>> BEGIN Stored records
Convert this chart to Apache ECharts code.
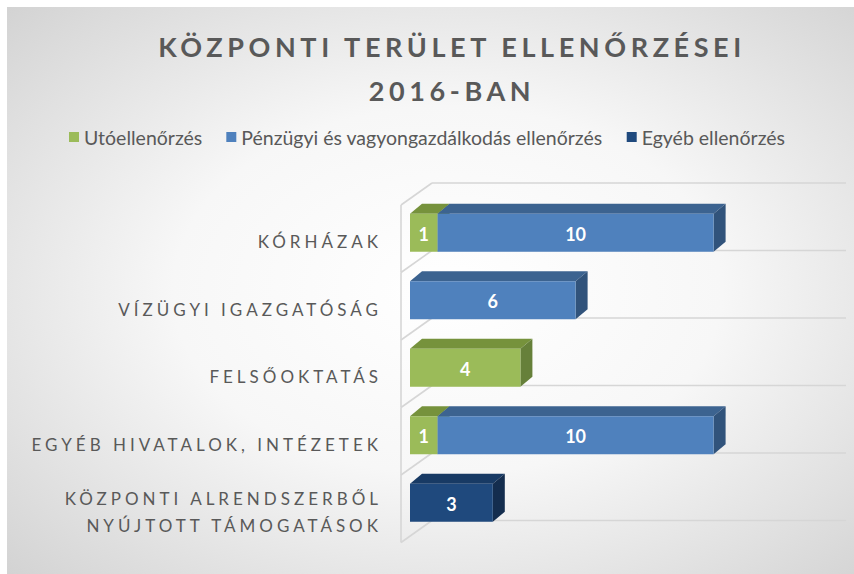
<!DOCTYPE html>
<html lang="hu">
<head>
  <meta charset="utf-8">
  <title>Központi terület ellenőrzései 2016-ban</title>
  <style>
    html, body { margin: 0; height: 100%; background: #fff; }
  </style>
</head>
<body>
  <div id="chart_div" style="width: 854px; height: 574px;"></div>

  <script src="https://cdn.jsdelivr.net/npm/echarts@6.0.0/dist/echarts.min.js"></script>
  <script>
    // chart data
    var categories = ['KÓRHÁZAK', 'VÍZÜGYI IGAZGATÓSÁG', 'FELSŐOKTATÁS', 'EGYÉB HIVATALOK, INTÉZETEK', 'KÖZPONTI ALRENDSZERBŐL\nNYÚJTOTT TÁMOGATÁSOK'];
    var seriesNames = ['Utóellenőrzés', 'Pénzügyi és vagyongazdálkodás ellenőrzés', 'Egyéb ellenőrzés'];
    var utoellenorzes = [1, 0, 4, 1, 0];
    var penzugyi = [10, 6, 0, 10, 0];
    var egyeb = [0, 0, 0, 0, 3];
    var titleText = 'KÖZPONTI TERÜLET ELLENŐRZÉSEI\n2016-BAN';

    var colors = [
      { front: '#9bbb59', top: '#76923c', side: '#66803a' },
      { front: '#4f81bd', top: '#3c6390', side: '#31537b' },
      { front: '#1f497d', top: '#183a64', side: '#142d4e' }
    ];
    var font = 'Lato, "Open Sans", sans-serif';

    var dom = document.getElementById('chart_div');
    var myChart = echarts.init(dom, null, { renderer: 'svg' });

    // stacked start/end for each series
    var values = [utoellenorzes, penzugyi, egyeb];
    var stackData = [[], [], []];
    categories.forEach(function (c, i) {
      var sum = 0;
      values.forEach(function (arr, s) {
        if (arr[i] > 0) {
          stackData[s].push([i, sum, sum + arr[i]]);
        }
        sum += arr[i];
      });
    });

    function barItem(col) {
      return function (params, api) {
        var cat = api.value(0);
        var a = api.coord([api.value(1), cat]);
        var b = api.coord([api.value(2), cat]);
        var h = 38, dx = 12, dy = 10;
        var x0 = a[0], x1 = b[0];
        var yt = a[1] - h / 2, yb = a[1] + h / 2;
        return {
          type: 'group',
          children: [
            { type: 'polygon', shape: { points: [[x0, yt], [x1, yt], [x1 + dx, yt - dy], [x0 + dx, yt - dy]] }, style: { fill: col.top } },
            { type: 'polygon', shape: { points: [[x1, yt], [x1 + dx, yt - dy], [x1 + dx, yb - dy], [x1, yb]] }, style: { fill: col.side } },
            { type: 'rect', shape: { x: x0, y: yt, width: x1 - x0, height: h }, style: { fill: col.front } },
            {
              type: 'text',
              style: {
                text: String(api.value(2) - api.value(1)),
                x: (x0 + x1) / 2, y: a[1] + 1,
                fill: '#fff', font: 'bold 18px ' + font,
                align: 'center', verticalAlign: 'middle'
              }
            }
          ]
        };
      };
    }

    // walls: diagonal lines on the left side and lines along the back
    function wallItem(params, api) {
      var i = api.value(1);
      var c = api.coord([0, i]);
      var r = api.coord([15, i]);
      var band = api.size([0, 1])[1];
      var yt = c[1] - band / 2, yb = c[1] + band / 2;
      var dx = -31, dy = 22;
      var st = { stroke: '#d6d6d6', lineWidth: 1.6 };
      var ch = [
        { type: 'line', shape: { x1: c[0], y1: yt, x2: r[0], y2: yt }, style: st },
        { type: 'line', shape: { x1: c[0], y1: yt, x2: c[0] + dx, y2: yt + dy }, style: st },
        { type: 'line', shape: { x1: c[0] + dx, y1: yt + dy, x2: c[0] + dx, y2: yb + dy }, style: st }
      ];
      if (i === categories.length - 1) {
        ch.push({ type: 'line', shape: { x1: c[0], y1: yb, x2: r[0], y2: yb }, style: st });
        ch.push({ type: 'line', shape: { x1: c[0], y1: yb, x2: c[0] + dx, y2: yb + dy }, style: st });
      }
      return { type: 'group', children: ch };
    }

    var option = {
      animation: false,
      backgroundColor: '#fff',
      graphic: [{
        type: 'rect',
        z: -10,
        silent: true,
        shape: { x: 7, y: 7, width: 847, height: 567 },
        style: {
          fill: new echarts.graphic.RadialGradient(0.52, 0.5, 0.72, [
            { offset: 0, color: '#ffffff' },
            { offset: 0.45, color: '#f7f7f7' },
            { offset: 1, color: '#d3d3d3' }
          ])
        }
      }],
      title: {
        text: titleText,
        left: 447,
        top: 19,
        textAlign: 'center',
        textStyle: { fontFamily: font, fontSize: 27, fontWeight: 'bold', color: '#595959', lineHeight: 44 }
      },
      legend: {
        top: 122,
        left: 'center',
        icon: 'rect',
        itemWidth: 10,
        itemHeight: 10,
        itemGap: 24,
        data: seriesNames,
        textStyle: { fontFamily: font, fontSize: 19.5, color: '#595959' }
      },
      grid: [
        { left: 410, top: 199, width: 414, height: 337.5 },
        { left: 432, top: 183, width: 414, height: 337.5 },
        { left: 410, top: 208, width: 414, height: 337.5 }
      ],
      xAxis: [
        { type: 'value', gridIndex: 0, min: 0, max: 15, show: false },
        { type: 'value', gridIndex: 1, min: 0, max: 15, show: false },
        { type: 'value', gridIndex: 2, min: 0, max: 15, show: false }
      ],
      yAxis: [
        { type: 'category', gridIndex: 0, inverse: true, data: categories, show: false },
        { type: 'category', gridIndex: 1, inverse: true, data: categories, show: false },
        {
          type: 'category', gridIndex: 2, inverse: true, data: categories,
          axisLine: { show: false }, axisTick: { show: false }, splitLine: { show: false },
          axisLabel: {
            margin: 28,
            fontFamily: font, fontSize: 17, color: '#595959', lineHeight: 27
          }
        }
      ],
      series: [
        {
          type: 'custom', name: 'wall', xAxisIndex: 1, yAxisIndex: 1, silent: true, z: 1,
          renderItem: wallItem,
          encode: { x: 0, y: 1 },
          data: categories.map(function (c, i) { return [0, i]; })
        },
        {
          type: 'custom', name: seriesNames[0], itemStyle: { color: colors[0].front },
          renderItem: barItem(colors[0]), encode: { x: [1, 2], y: 0 }, data: stackData[0]
        },
        {
          type: 'custom', name: seriesNames[1], itemStyle: { color: colors[1].front },
          renderItem: barItem(colors[1]), encode: { x: [1, 2], y: 0 }, data: stackData[1]
        },
        {
          type: 'custom', name: seriesNames[2], itemStyle: { color: colors[2].front },
          renderItem: barItem(colors[2]), encode: { x: [1, 2], y: 0 }, data: stackData[2]
        }
      ]
    };
    myChart.setOption(option);

    // wide tracking for the title and the category labels
    var spaced = {};
    titleText.split('\n').forEach(function (t) { spaced[t] = '4.6px'; });
    categories.forEach(function (c) {
      c.split('\n').forEach(function (t) { spaced[t] = '4px'; });
    });
    function applySpacing() {
      dom.querySelectorAll('text').forEach(function (el) {
        var t = el.textContent;
        if (spaced[t]) el.style.letterSpacing = spaced[t];
      });
    }
    myChart.on('finished', applySpacing);
    setTimeout(applySpacing, 50);
  </script>
</body>
</html>
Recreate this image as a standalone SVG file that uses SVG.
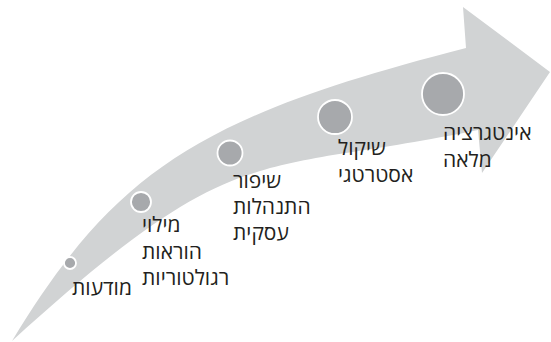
>> END Stored records
What you will do: Reproduce the material word for word. Any pictures should be left out of the copy.

Complete response:
Convert this chart to Apache ECharts code.
<!DOCTYPE html>
<html lang="hu">
<head>
  <meta charset="utf-8">
  <title>Központi terület ellenőrzései 2016-ban</title>
  <style>
    html, body { margin: 0; height: 100%; background: #fff; }
  </style>
</head>
<body>
  <div id="chart_div" style="width: 854px; height: 574px;"></div>

  <script src="https://cdn.jsdelivr.net/npm/echarts@6.0.0/dist/echarts.min.js"></script>
  <script>
    // chart data
    var categories = ['KÓRHÁZAK', 'VÍZÜGYI IGAZGATÓSÁG', 'FELSŐOKTATÁS', 'EGYÉB HIVATALOK, INTÉZETEK', 'KÖZPONTI ALRENDSZERBŐL\nNYÚJTOTT TÁMOGATÁSOK'];
    var seriesNames = ['Utóellenőrzés', 'Pénzügyi és vagyongazdálkodás ellenőrzés', 'Egyéb ellenőrzés'];
    var utoellenorzes = [1, 0, 4, 1, 0];
    var penzugyi = [10, 6, 0, 10, 0];
    var egyeb = [0, 0, 0, 0, 3];
    var titleText = 'KÖZPONTI TERÜLET ELLENŐRZÉSEI\n2016-BAN';

    var colors = [
      { front: '#9bbb59', top: '#76923c', side: '#66803a' },
      { front: '#4f81bd', top: '#3c6390', side: '#31537b' },
      { front: '#1f497d', top: '#183a64', side: '#142d4e' }
    ];
    var font = 'Lato, "Open Sans", sans-serif';

    var dom = document.getElementById('chart_div');
    var myChart = echarts.init(dom, null, { renderer: 'svg' });

    // stacked start/end for each series
    var values = [utoellenorzes, penzugyi, egyeb];
    var stackData = [[], [], []];
    categories.forEach(function (c, i) {
      var sum = 0;
      values.forEach(function (arr, s) {
        if (arr[i] > 0) {
          stackData[s].push([i, sum, sum + arr[i]]);
        }
        sum += arr[i];
      });
    });

    function barItem(col) {
      return function (params, api) {
        var cat = api.value(0);
        var a = api.coord([api.value(1), cat]);
        var b = api.coord([api.value(2), cat]);
        var h = 38, dx = 12, dy = 10;
        var x0 = a[0], x1 = b[0];
        var yt = a[1] - h / 2, yb = a[1] + h / 2;
        return {
          type: 'group',
          children: [
            { type: 'polygon', shape: { points: [[x0, yt], [x1, yt], [x1 + dx, yt - dy], [x0 + dx, yt - dy]] }, style: { fill: col.top } },
            { type: 'polygon', shape: { points: [[x1, yt], [x1 + dx, yt - dy], [x1 + dx, yb - dy], [x1, yb]] }, style: { fill: col.side } },
            { type: 'rect', shape: { x: x0, y: yt, width: x1 - x0, height: h }, style: { fill: col.front } },
            {
              type: 'text',
              style: {
                text: String(api.value(2) - api.value(1)),
                x: (x0 + x1) / 2, y: a[1] + 1,
                fill: '#fff', font: 'bold 18px ' + font,
                align: 'center', verticalAlign: 'middle'
              }
            }
          ]
        };
      };
    }

    // walls: diagonal lines on the left side and lines along the back
    function wallItem(params, api) {
      var i = api.value(1);
      var c = api.coord([0, i]);
      var r = api.coord([15, i]);
      var band = api.size([0, 1])[1];
      var yt = c[1] - band / 2, yb = c[1] + band / 2;
      var dx = -31, dy = 22;
      var st = { stroke: '#d6d6d6', lineWidth: 1.6 };
      var ch = [
        { type: 'line', shape: { x1: c[0], y1: yt, x2: r[0], y2: yt }, style: st },
        { type: 'line', shape: { x1: c[0], y1: yt, x2: c[0] + dx, y2: yt + dy }, style: st },
        { type: 'line', shape: { x1: c[0] + dx, y1: yt + dy, x2: c[0] + dx, y2: yb + dy }, style: st }
      ];
      if (i === categories.length - 1) {
        ch.push({ type: 'line', shape: { x1: c[0], y1: yb, x2: r[0], y2: yb }, style: st });
        ch.push({ type: 'line', shape: { x1: c[0], y1: yb, x2: c[0] + dx, y2: yb + dy }, style: st });
      }
      return { type: 'group', children: ch };
    }

    var option = {
      animation: false,
      backgroundColor: '#fff',
      graphic: [{
        type: 'rect',
        z: -10,
        silent: true,
        shape: { x: 7, y: 7, width: 847, height: 567 },
        style: {
          fill: new echarts.graphic.RadialGradient(0.52, 0.5, 0.72, [
            { offset: 0, color: '#ffffff' },
            { offset: 0.45, color: '#f7f7f7' },
            { offset: 1, color: '#d3d3d3' }
          ])
        }
      }],
      title: {
        text: titleText,
        left: 447,
        top: 19,
        textAlign: 'center',
        textStyle: { fontFamily: font, fontSize: 27, fontWeight: 'bold', color: '#595959', lineHeight: 44 }
      },
      legend: {
        top: 122,
        left: 'center',
        icon: 'rect',
        itemWidth: 10,
        itemHeight: 10,
        itemGap: 24,
        data: seriesNames,
        textStyle: { fontFamily: font, fontSize: 19.5, color: '#595959' }
      },
      grid: [
        { left: 410, top: 199, width: 414, height: 337.5 },
        { left: 432, top: 183, width: 414, height: 337.5 },
        { left: 410, top: 208, width: 414, height: 337.5 }
      ],
      xAxis: [
        { type: 'value', gridIndex: 0, min: 0, max: 15, show: false },
        { type: 'value', gridIndex: 1, min: 0, max: 15, show: false },
        { type: 'value', gridIndex: 2, min: 0, max: 15, show: false }
      ],
      yAxis: [
        { type: 'category', gridIndex: 0, inverse: true, data: categories, show: false },
        { type: 'category', gridIndex: 1, inverse: true, data: categories, show: false },
        {
          type: 'category', gridIndex: 2, inverse: true, data: categories,
          axisLine: { show: false }, axisTick: { show: false }, splitLine: { show: false },
          axisLabel: {
            margin: 28,
            fontFamily: font, fontSize: 17, color: '#595959', lineHeight: 27
          }
        }
      ],
      series: [
        {
          type: 'custom', name: 'wall', xAxisIndex: 1, yAxisIndex: 1, silent: true, z: 1,
          renderItem: wallItem,
          encode: { x: 0, y: 1 },
          data: categories.map(function (c, i) { return [0, i]; })
        },
        {
          type: 'custom', name: seriesNames[0], itemStyle: { color: colors[0].front },
          renderItem: barItem(colors[0]), encode: { x: [1, 2], y: 0 }, data: stackData[0]
        },
        {
          type: 'custom', name: seriesNames[1], itemStyle: { color: colors[1].front },
          renderItem: barItem(colors[1]), encode: { x: [1, 2], y: 0 }, data: stackData[1]
        },
        {
          type: 'custom', name: seriesNames[2], itemStyle: { color: colors[2].front },
          renderItem: barItem(colors[2]), encode: { x: [1, 2], y: 0 }, data: stackData[2]
        }
      ]
    };
    myChart.setOption(option);

    // wide tracking for the title and the category labels
    var spaced = {};
    titleText.split('\n').forEach(function (t) { spaced[t] = '4.6px'; });
    categories.forEach(function (c) {
      c.split('\n').forEach(function (t) { spaced[t] = '4px'; });
    });
    function applySpacing() {
      dom.querySelectorAll('text').forEach(function (el) {
        var t = el.textContent;
        if (spaced[t]) el.style.letterSpacing = spaced[t];
      });
    }
    myChart.on('finished', applySpacing);
    setTimeout(applySpacing, 50);
  </script>
</body>
</html>
Recreate this image as a standalone SVG file that uses SVG.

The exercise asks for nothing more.